Tous les autres sont nés dans son petit cerveau et sur ses petites lèvres, et n'ont même aucun rapport avec ces corruptions de mots dont se servent les enfants qui jouent habituellement avec elle. Dans son dictionnaire Gaan signifie « Dieu » ; migno-migno, « eau » ; odo, to send for ou take away « envoyer ou renvoyer », selon qu’il est placé ; gar, « cheval ».
« Un jour, dit le docteur Ilun, il vint à pleuvoir. On fit rentrer l’enfant et on lui défendit de sortir avant que la pluie n’eut cessé. Elle se mit à la fenêtre et dit : « Gaan odo migno-migno, feu odo. » : Dieu, renvoie la pluie, apporte les feux du soleil.
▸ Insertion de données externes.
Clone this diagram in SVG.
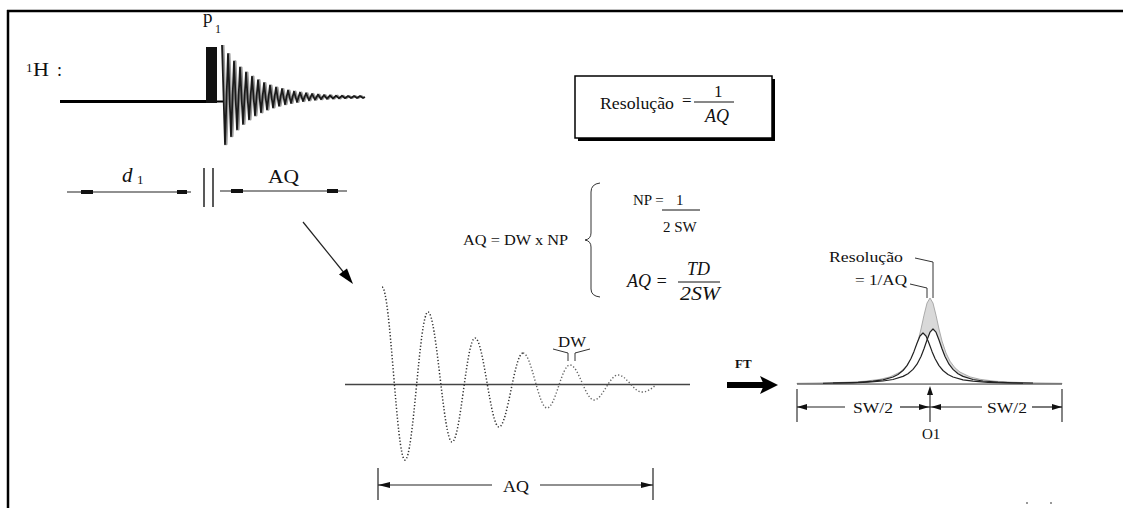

Le mot feu appliqué dans le même sens que dans la langue à laquelle il appartient me frappa.
J'appris que l'enfant n'avait jamais entendu parler français ; chose fort singulière et qu'il serait intéressant de bien constater, car l'enfant a emprunté plusieurs mots à la langue française, tels que « tout », « moi » et la négation « ne pas ».
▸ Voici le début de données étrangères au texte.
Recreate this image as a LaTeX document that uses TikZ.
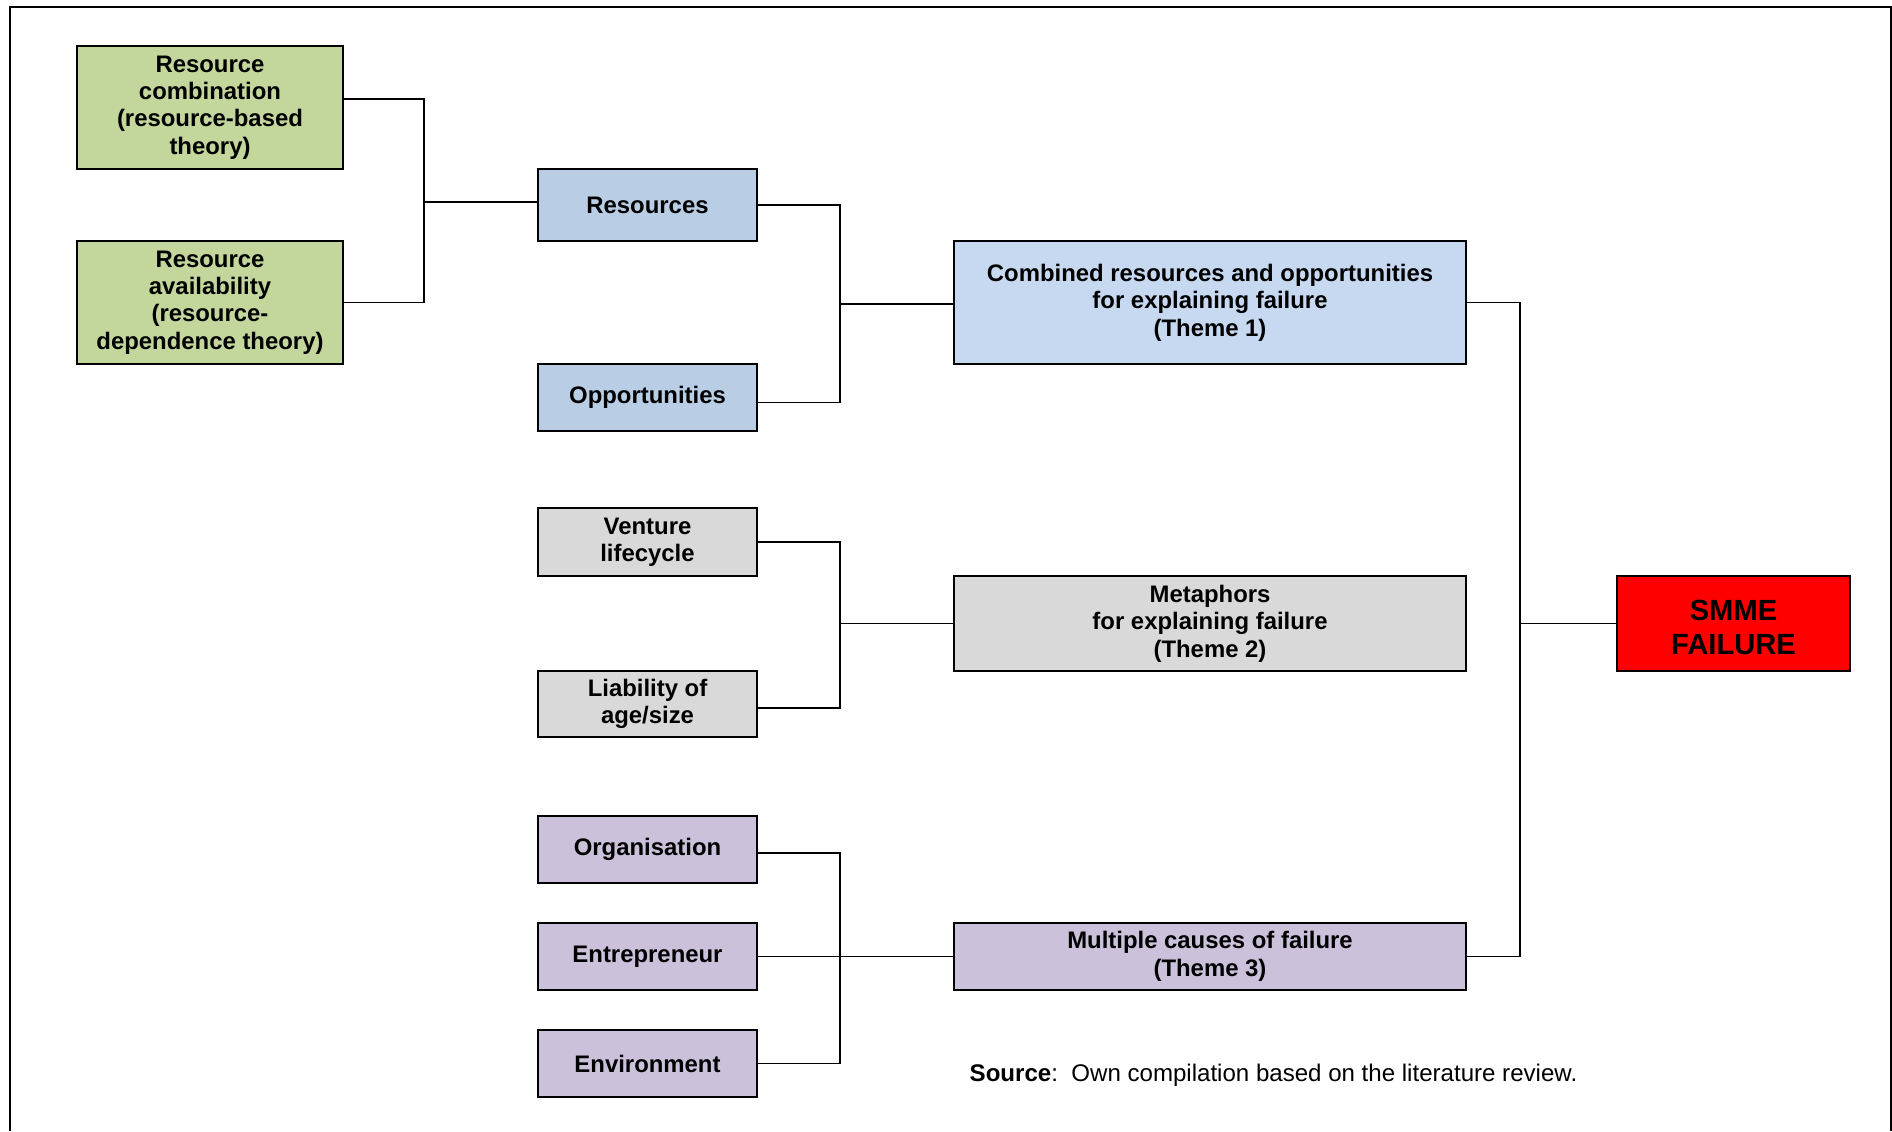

L'enfant a un frère qui est son ainé d'environ dix-huit mois. Elle lui a appris sa langue, sans lui emprunter aucun des mots dont il se sert. Ses parents sont fort désolés de ce petit phénomène ; on a essayé souvent de lui apprendre l'anglais, de lui donner le nom anglais des choses qu’elle désigne autrement dans son idiome; elle s’y refuse absolument.
On a essayé souvent de l'éloigner des enfants de son âge, de ne la mettre en communication qu’avec des personnes âgées, parlant anglais et ne connaissant rien de son petit jargon. Il y avait lieu d’espérer qu'une enfant qui s’était montrée si avide de communiquer ses pensées que d'inventer une langue nouvelle, chercherait à apprendre l’anglais quand elle se trouverait au milieu de gens ne parlant que cette langue. Mais il n'en a rien été.
Aussitôt qu’elle se trouve avec des personnes qu’elle n’a pas l’habitude de voir, elle se met de suite à leur apprendre sa langue, et, momentanément, du moins, les parents ont renoncé à l’en déshabituer.